Your Nice, Healing Echinacea Tablets May Be Merely “Powdered Rice and Weeds”

The New York Times warns us to suspect our supplements:

Using a test called DNA barcoding, a kind of genetic fingerprinting that has also been used to help uncover labeling fraud in the commercial seafood industry, Canadian researchers tested 44 bottles of popular supplements sold by 12 companies. They found that many were not what they claimed to be, and that pills labeled as popular herbs were often diluted — or replaced entirely — by cheap fillers like soybean, wheat and rice.

Supplement spokespeople state that the study’s findings are “overblown,” and that DNA barcoding often doesn’t work on herbs that have been processed into pills. But the supplement industry’s “safe until proven otherwise” gambit may hide bigger problems:

For instance, the study found that one product advertised as black cohosh — a North American plant and popular remedy for hot flashes and other menopause symptoms — actually contained a related Asian plant, Actaea asiatica, that can be toxic to humans.

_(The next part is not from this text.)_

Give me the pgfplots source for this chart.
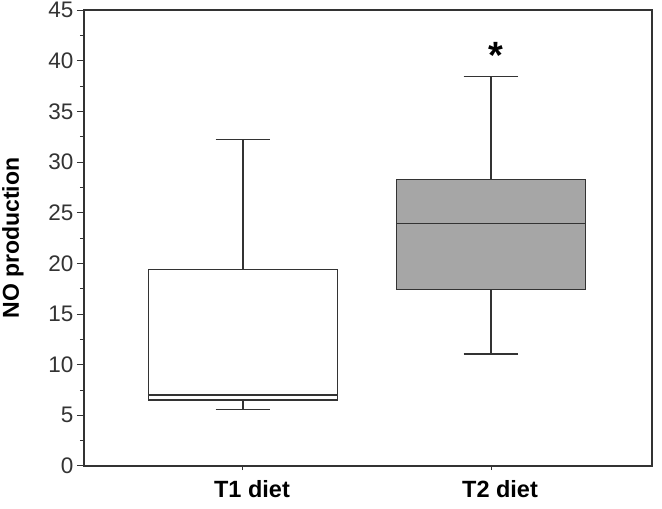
\documentclass[border=0pt]{standalone}
\usepackage{fontspec}
\setmainfont{Liberation Sans}
\usepackage{pgfplots}
\pgfplotsset{compat=1.18}
\usepgfplotslibrary{statistics}

\definecolor{boxgray}{HTML}{A6A6A6}
\definecolor{linegray}{HTML}{333333}

\begin{document}
\begin{tikzpicture}
\useasboundingbox (-84pt,-43pt) rectangle (578pt,466pt);
\begin{axis}[
    scale only axis,
    width=568pt, height=456pt,
    xmin=0.359, xmax=2.649,
    ymin=0, ymax=45,
    ytick={0,5,...,45},
    minor ytick={2.5,7.5,...,42.5},
    xtick={1,2},
    xticklabels={T1 diet, T2 diet},
    tick pos=left,
    tick align=outside,
    major tick length=7pt,
    minor tick length=4pt,
    xtick style={/pgfplots/major tick length=4pt},
    axis line style={linegray, line width=1.4pt},
    every tick/.style={linegray, line width=1pt},
    /pgf/number format/assume math mode=true,
    yticklabel style={font=\fontsize{22.5}{24}\selectfont, text=linegray},
    xticklabel style={font=\fontsize{23.5}{26}\selectfont\bfseries, xshift=9pt, yshift=-4pt},
    ylabel={NO production},
    ylabel style={font=\fontsize{23}{26}\selectfont\bfseries, at={(axis description cs:-0.125,0.5)}, anchor=center},
    boxplot/draw direction=y,
    boxplot/every box/.style={draw=linegray, line width=1.3pt},
    boxplot/every median/.style={draw=linegray, line width=1.3pt},
    boxplot/every whisker/.style={draw=linegray, line width=1.2pt},
]
\addplot+[mark=none, solid, draw=linegray, fill=white, line width=1.2pt,
    boxplot prepared={draw position=1,
    lower whisker=5.6, lower quartile=6.5, median=7.0,
    upper quartile=19.4, upper whisker=32.2,
    box extend=0.76, whisker extend=0.22}] coordinates {};
\addplot+[mark=none, solid, draw=linegray, fill=boxgray, line width=1.2pt,
    boxplot prepared={draw position=2,
    lower whisker=11.05, lower quartile=17.4, median=23.9,
    upper quartile=28.3, upper whisker=38.4,
    box extend=0.76, whisker extend=0.22}] coordinates {};
\node[font=\fontsize{38}{38}\selectfont\bfseries, inner sep=0pt] at (axis cs:2.02,40.5) {*};
\end{axis}
\end{tikzpicture}
\end{document}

I don’t take herbal supplements because I am lazy and don’t want to subject my body to any “Here’s some gingko biloba to help recover the memories you lost after drinking that bottle of wine” cognitive dissonance, but apparently nearly half of Americans take some sort of multivitamin or supplement: do you? What are the good ones? Does this study concern you or is this just what we should expect from an unregulated industry?